Workers face £51,000 pension gap

13 April 2012

THE average worker is facing a £51,000 shortfall in the amount they need to save into a pension to have a comfortable retirement, research claimed today.

Market analyst Datamonitor said people had saved an average of just £30,000 into both private and company pensions, and it warned they needed to boost this by at least £51,000 if they were to retire on two-thirds of their final salary.

It warned that a failure to put the extra money aside would cut retirement income by around £4,000 a year.

It added that if people did not make up the shortfall they would be living off just £13,000 once they stopped working, taking into account the money they would get from the basic State pension and State second pension.

Oliver Guirdham, life and pensions analyst at Datamonitor, said: 'We are talking about the funds that people will need on the day that they retire, so for many people there is still time to adjust.

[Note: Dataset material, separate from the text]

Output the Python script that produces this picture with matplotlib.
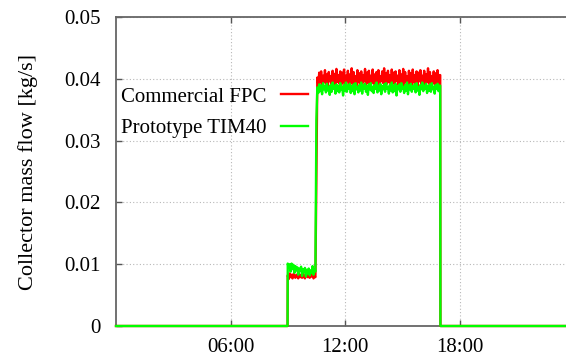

'UK citizens have built up relatively large private pensions savings relative to many European countries, however, there is still the need for more and the Government needs to help them do this.'

He said Government initiatives aimed at boosting savings, such as the launch of low-cost stakeholder pensions, had largely failed.

He added that people's pension pots had been hit hard by falling stock markets between 2000 and 2003, and the Government had exacerbated the problem by removing tax credits from pension schemes, reducing the amount accumulated by around £5bn a year.

But despite the UK's current shortfall in pension saving, the country still has the largest private pensions market in Europe.

At the end of 2003, private pension funds in the UK were collectively worth £1.9 trillion, dwarfing the next largest, the Netherlands, where people have £500bn.

However, Datamonitor said one reason for this lower level of saving was that in many European countries people were more reliant on the State to provide them with a retirement income, with people getting up to 80% of their salary from the State pension during retirement.

It said as a result the average worker in France had put just €1,000 (£683) into a private pension, while in Italy they had saved only €3,000.

But the group warned that this high level of State provision was not sustainable due to rapidly ageing populations putting an increasing strain on those who were still working.